++++ THE RECORDS

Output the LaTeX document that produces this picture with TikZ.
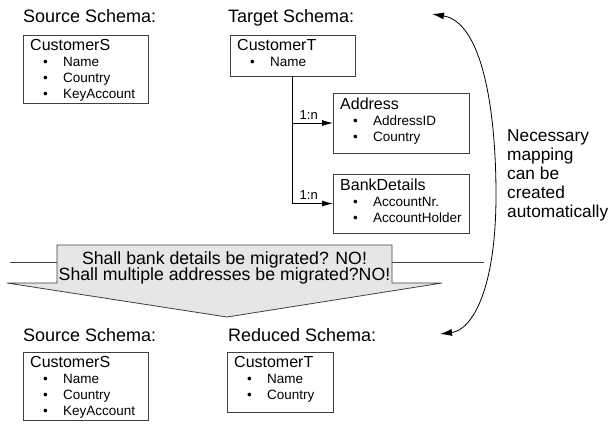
\documentclass[tikz,border=0pt]{standalone}
\usepackage{fontspec}
\setmainfont{Liberation Sans}
\usetikzlibrary{arrows.meta,calc}
\definecolor{boxline}{HTML}{404040}
\definecolor{arrfill}{HTML}{E6E6E6}
\newcommand{\itm}[1]{\hbox{\fontsize{13.5}{16}\selectfont\makebox[33pt][l]{\hspace{13pt}\textbullet}#1}}
\newcommand{\boxtext}[2]{\vtop{\baselineskip=16pt\lineskiplimit=-20pt\hbox{\fontsize{16}{16}\selectfont #1}#2}}
\begin{document}
\begin{tikzpicture}[x=1pt,y=-1pt,
  box/.style={draw=boxline, line width=0.8pt, anchor=north west, inner sep=0pt, outer sep=0pt},
  boxtxt/.style={anchor=base west, inner sep=0pt},
  head/.style={font=\fontsize{18}{18}\selectfont, anchor=base west, inner sep=0pt},
  conn/.style={draw=black, line width=0.8pt, -{Latex[length=11pt,width=6pt]}},
  lbl/.style={font=\fontsize{13}{13}\selectfont, anchor=base west, inner sep=0pt},
  curve/.style={draw=black, line width=0.8pt, {Latex[length=12pt,width=7pt]}-{Latex[length=12pt,width=7pt]}}]
\useasboundingbox (0,0) rectangle (608,424);

% headings
\node[head] (hs1) at (23,22) {Source Schema:};
\node[head] (ht1) at (228,22) {Target Schema:};
\node[head] (hs2) at (23,341) {Source Schema:};
\node[head] (hr2) at (228,341) {Reduced Schema:};

% boxes
\node[box, minimum width=125pt, minimum height=68pt] (cs1) at (23,35) {};
\node[box, minimum width=125pt, minimum height=41pt] (ct1) at (230,35) {};
\node[box, minimum width=136pt, minimum height=60pt] (addr) at (333,93) {};
\node[box, minimum width=136pt, minimum height=59pt] (bank) at (333,174) {};
\node[box, minimum width=125pt, minimum height=68pt] (cs2) at (23,352) {};
\node[box, minimum width=106pt, minimum height=60pt] (ct2) at (227,352) {};

% box texts
\node[boxtxt] (cs1t) at ($(cs1.north west)+(7,15)$) {\boxtext{CustomerS}{\itm{Name}\itm{Country}\itm{KeyAccount}}};
\node[boxtxt] (ct1t) at ($(ct1.north west)+(7,15)$) {\boxtext{CustomerT}{\itm{Name}}};
\node[boxtxt] (addrt) at ($(addr.north west)+(7,16)$) {\boxtext{Address}{\itm{AddressID}\itm{Country}}};
\node[boxtxt] (bankt) at ($(bank.north west)+(7,16)$) {\boxtext{BankDetails}{\itm{AccountNr.}\itm{AccountHolder}}};
\node[boxtxt] (cs2t) at ($(cs2.north west)+(7,15)$) {\boxtext{CustomerS}{\itm{Name}\itm{Country}\itm{KeyAccount}}};
\node[boxtxt] (ct2t) at ($(ct2.north west)+(7,15)$) {\boxtext{CustomerT}{\itm{Name}\itm{Country}}};

% connectors
\draw[conn] (ct1.south) |- (bank.west);
\draw[conn] (ct1.south |- addr.west) -- (addr.west);
\node[lbl] (l1) at ($(ct1.south |- addr.west)+(7,-4)$) {1:n};
\node[lbl] (l2) at ($(ct1.south |- bank.west)+(7,-4)$) {1:n};

% big arrow
\draw[line width=0.8pt, draw=boxline] (10,262) -- (484,262);
\draw[line width=0.8pt, draw=boxline, fill=arrfill]
  (57,245) -- (392,245) -- (392,283) -- (442,283) -- (227,317) -- (7,283) -- (57,283) -- cycle;
\node[anchor=base, inner sep=0pt, font=\fontsize{17.7}{17.7}\selectfont] (q1) at (224.5,264) {Shall bank details be migrated? NO!};
\node[anchor=base, inner sep=0pt, font=\fontsize{17.7}{17.7}\selectfont] (q2) at (224.5,280) {Shall multiple addresses be migrated?NO!};

% curve
\coordinate (ctop) at (432,14);
\coordinate (cmid) at (496,195);
\coordinate (cbot) at (440,334);
\draw[curve] (ctop) .. controls (481,22) and (496,105) .. (cmid) .. controls (496,290) and (472,330) .. (cbot);

\node[anchor=base west, inner sep=0pt] (nec) at (507,141) {\vtop{\baselineskip=19pt\fontsize{17.3}{19}\selectfont\hbox{Necessary}\hbox{mapping}\hbox{can be}\hbox{created}\hbox{automatically}}};
\end{tikzpicture}
\end{document}
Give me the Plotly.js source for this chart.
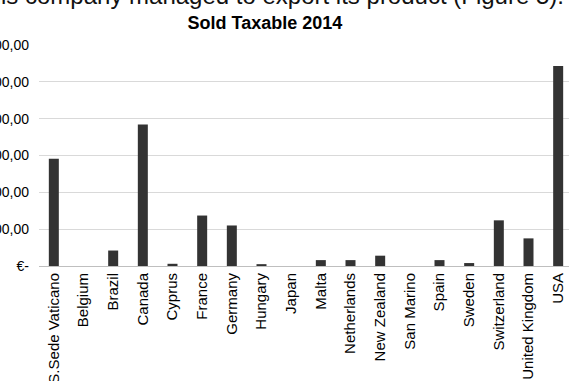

++++++++

REQUIREMENTS: Give again exactly the lines running from the beginning of the material above through the line that contains "minimum width=106pt, minimum", and leave out every picture.

COMPLETED TASK:
Output the LaTeX document that produces this picture with TikZ.
\documentclass[tikz,border=0pt]{standalone}
\usepackage{fontspec}
\setmainfont{Liberation Sans}
\usetikzlibrary{arrows.meta,calc}
\definecolor{boxline}{HTML}{404040}
\definecolor{arrfill}{HTML}{E6E6E6}
\newcommand{\itm}[1]{\hbox{\fontsize{13.5}{16}\selectfont\makebox[33pt][l]{\hspace{13pt}\textbullet}#1}}
\newcommand{\boxtext}[2]{\vtop{\baselineskip=16pt\lineskiplimit=-20pt\hbox{\fontsize{16}{16}\selectfont #1}#2}}
\begin{document}
\begin{tikzpicture}[x=1pt,y=-1pt,
  box/.style={draw=boxline, line width=0.8pt, anchor=north west, inner sep=0pt, outer sep=0pt},
  boxtxt/.style={anchor=base west, inner sep=0pt},
  head/.style={font=\fontsize{18}{18}\selectfont, anchor=base west, inner sep=0pt},
  conn/.style={draw=black, line width=0.8pt, -{Latex[length=11pt,width=6pt]}},
  lbl/.style={font=\fontsize{13}{13}\selectfont, anchor=base west, inner sep=0pt},
  curve/.style={draw=black, line width=0.8pt, {Latex[length=12pt,width=7pt]}-{Latex[length=12pt,width=7pt]}}]
\useasboundingbox (0,0) rectangle (608,424);

% headings
\node[head] (hs1) at (23,22) {Source Schema:};
\node[head] (ht1) at (228,22) {Target Schema:};
\node[head] (hs2) at (23,341) {Source Schema:};
\node[head] (hr2) at (228,341) {Reduced Schema:};

% boxes
\node[box, minimum width=125pt, minimum height=68pt] (cs1) at (23,35) {};
\node[box, minimum width=125pt, minimum height=41pt] (ct1) at (230,35) {};
\node[box, minimum width=136pt, minimum height=60pt] (addr) at (333,93) {};
\node[box, minimum width=136pt, minimum height=59pt] (bank) at (333,174) {};
\node[box, minimum width=125pt, minimum height=68pt] (cs2) at (23,352) {};
\node[box, minimum width=106pt, minimum height=60pt] (ct2) at (227,352) {};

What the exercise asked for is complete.